Des Jeux d'Athènes en 1896 à ceux de Rio en 2016, les Jeux olympiques ont toujours fait rimer sport et politique. Pour illustrer ce mélange des genres, l'émission Forum revient, à travers cinq entretiens avec des historiens du sport, sur plusieurs épisodes marquants de l'histoire de l'olympisme moderne.
Petite histoire politique des Jeux olympiques en cinq épisodes
Saint-Louis 1904
Olympisme, race et nationalisme
En 1904, huit ans après la restauration des JO par le baron Pierre de Coubertin, les olympiades modernes n'en sont qu'à leurs premiers balbutiements. Les Jeux se tiennent à Saint-Louis, aux Etats-Unis. C'est l'âge d'or des nationalismes et de la théorisation de la race.
Fondée au cours du XIXe siècle, l'anthropologie raciale (...) veut montrer qu'il existe des preuves de la supériorité de la 'race blanche' par rapport aux autres 'races'.
Il n'y a pas d'option racialiste chez Pierre de Coubertin, c'est vraiment dans l'école d'anthropologie américaine qu'on trouve cette ambition.
Berlin 1936
Des Jeux au service du nazisme
En 1936, tout le monde sait ce qui se passe en Allemagne, qui est Hitler et quelles sont ses intentions. Les journées de Nuremberg et les lois raciales – qui institutionnalisent l’antisémitisme – ont déjà été imposées.
Et pourtant, les tentative de boycottage échouent et les nations du monde se pressent à Berlin. Les Jeux nazis - au service du IIIe Reich et de son immense appareil de propagande - sont une immense réussite. Comment expliquer ce succès?
Il faut se rendre compte que le nazisme en 1933-1934, notamment par sa politique sportive et sa politique de jeunesse, suscite une sorte de fascination.
Moscou 1980 - L.A. 1984
Les Jeux de la Guerre froide
En 1980, en pleine Guerre froide, les Jeux olympiques de Moscou sont les premiers à se tenir dans un pays communiste. Ce sont les années où les Russes dominent le sport mondial et où la médiatisation explose avec l'avènement de la télévision, démultipliant les enjeux de puissance et de prestige.
Les Jeux de Moscou sont boycottés par les Etats-Unis, qui prétextent l'invasion soviétique de l'Afghanistan. Mais la réalité historique est plus compliquée, selon l'historien Jérôme Gygax.

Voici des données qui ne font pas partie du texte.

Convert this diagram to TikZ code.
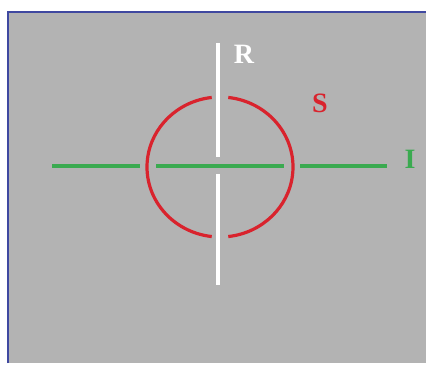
\documentclass[tikz,border=0pt]{standalone}
\usepackage{fontspec}
\setmainfont{Liberation Serif}
\definecolor{bg}{HTML}{B3B3B3}
\definecolor{frameblue}{HTML}{3F48A0}
\definecolor{cred}{HTML}{D9232D}
\definecolor{cgreen}{HTML}{3AAA50}
\tikzset{
  lbl/.style={font=\bfseries\fontsize{28}{28}\selectfont, inner sep=0pt},
  wline/.style={white, line width=3.2pt},
  gline/.style={cgreen, line width=3.4pt},
  rline/.style={cred, line width=3.2pt},
}
\begin{document}
\begin{tikzpicture}[x=1pt,y=-1pt]
\useasboundingbox (0,0) rectangle (426,365);
\fill[white] (0,0) rectangle (426,365);
\fill[bg] (8,12) rectangle (426,363);
\draw[frameblue, line width=2.5pt] (8,363) -- (8,12) -- (426,12);
% vertical white line R
\draw[wline] (218,43) -- (218,157);
\draw[wline] (218,174) -- (218,285);
% green line I
\draw[gline] (52,166) -- (140,166);
\draw[gline] (156,166) -- (284,166);
\draw[gline] (300,166) -- (387,166);
% red ellipse S with gaps
\draw[rline] (220,167) ++(96.5:73 and 70) arc[start angle=96.5, end angle=263.5, x radius=73, y radius=70];
\draw[rline] (220,167) ++(-83.5:73 and 70) arc[start angle=-83.5, end angle=83.5, x radius=73, y radius=70];
% labels
\node[lbl, text=white] (R) at (244,54) {R};
\node[lbl, text=cred] (S) at (320,103) {S};
\node[lbl, text=cgreen] (I) at (410,159) {I};
\end{tikzpicture}
\end{document}
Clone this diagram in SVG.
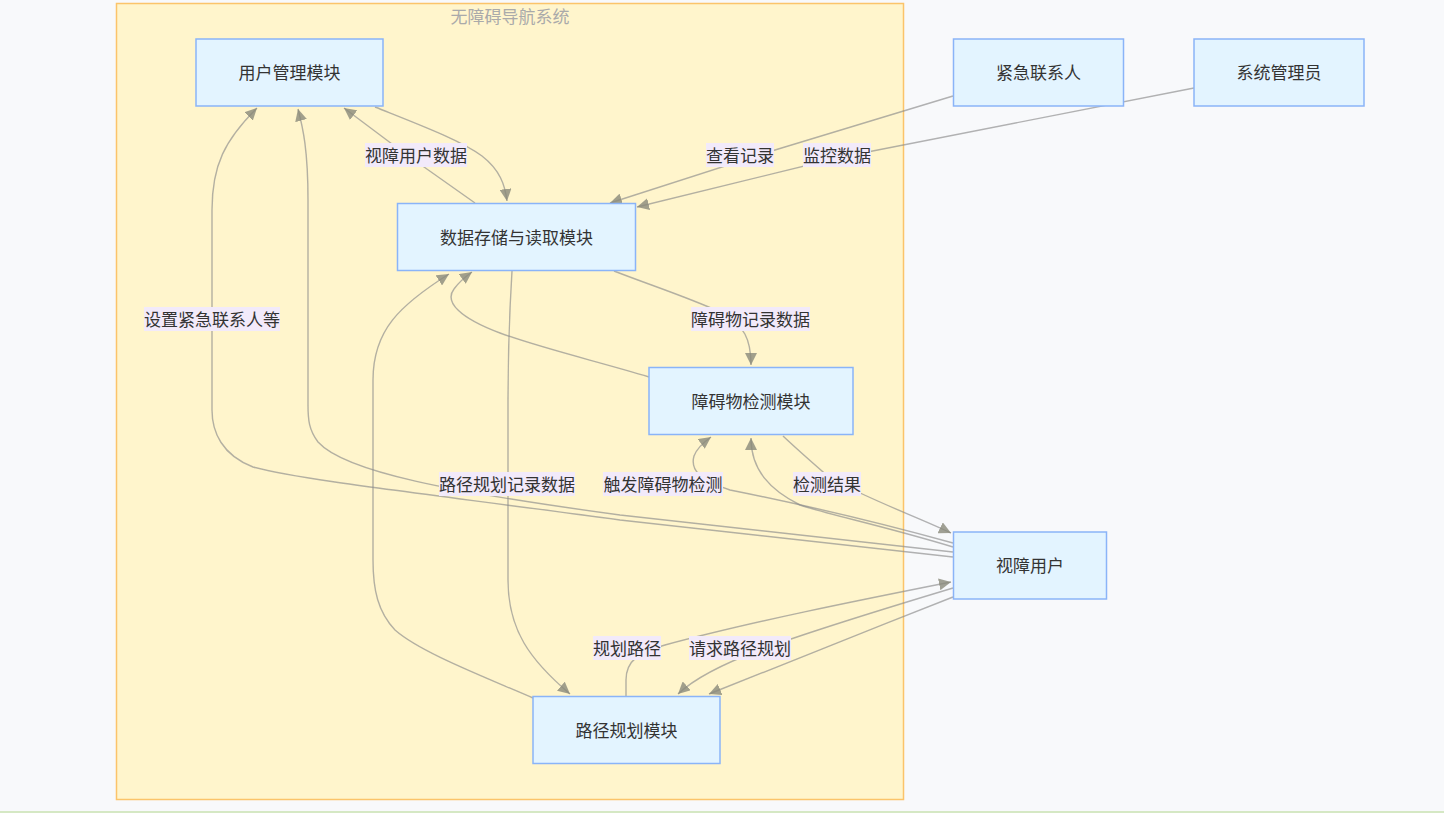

Pour le président Carter, il s'agit en effet avant tout d'éviter à l'URSS de faire des Jeux un instrument de propagande communiste.
Les Américains entendaient utiliser (l'invasion de l'Afghanistan) pour pénaliser l'Union soviétique.
Quatre ans plus tard, scénario inverse: les Jeux ont lieu à Los Angeles et ce sont les Russes qui boycottent la manifestation. Revanche de l'URSS? Une nouvelle fois, la réalité est plus complexe, les Etats-Unis n'ayant pas créé les conditions favorables pour la participation des athlètes de l'Est, explique Jérôme Gygax.
Atlanta 1996
La privatisation des JO et la sacralisation du sport-business
Les JO de 1996 sont hautement symboliques. Il s'agit du centenaire des Jeux modernes. Ces olympiades ont lieu sur sol américain, à Atlanta, et non à Athènes, en Grèce, berceau de l’olympisme. Et pour cause: les intérêts économiques vont l’emporter sur la symbolique historique.
Pour Patrick Clastres, professeur d’histoire à l’Institut des sciences du sport de l’Université de Lausanne, on peut parler des Jeux d'Atlanta comme ceux de la consécration du sport-business.
1996, ce sont les Jeux Coca-Cola, les Jeux Delta Airlines, les Jeux CNN.
Athènes 2004
La fabriques de ruines
Les Jeux d'Athènes, en 2004, sont une sorte d'anomalie historique, puisque la capitale grecque était candidate pour les JO de 1996, ceux du centenaire, finalement attribués à Atlanta. Le choix d'Athènes est donc un choix très politique, presque de compensation.
Au final, les Jeux d'Athènes seront une opération financière désastreuse et une multitude de sites sportifs finiront en décrépitude. La Grèce avait-elle les épaules assez larges pour accueillir ces olympiades? Y a-t-il eu erreur de casting?
Je ne pense pas qu'on puisse dire que le CIO commette une erreur de casting pour les Jeux de 2004. Il va au contraire essayer d'alterner la tradition et la modernité.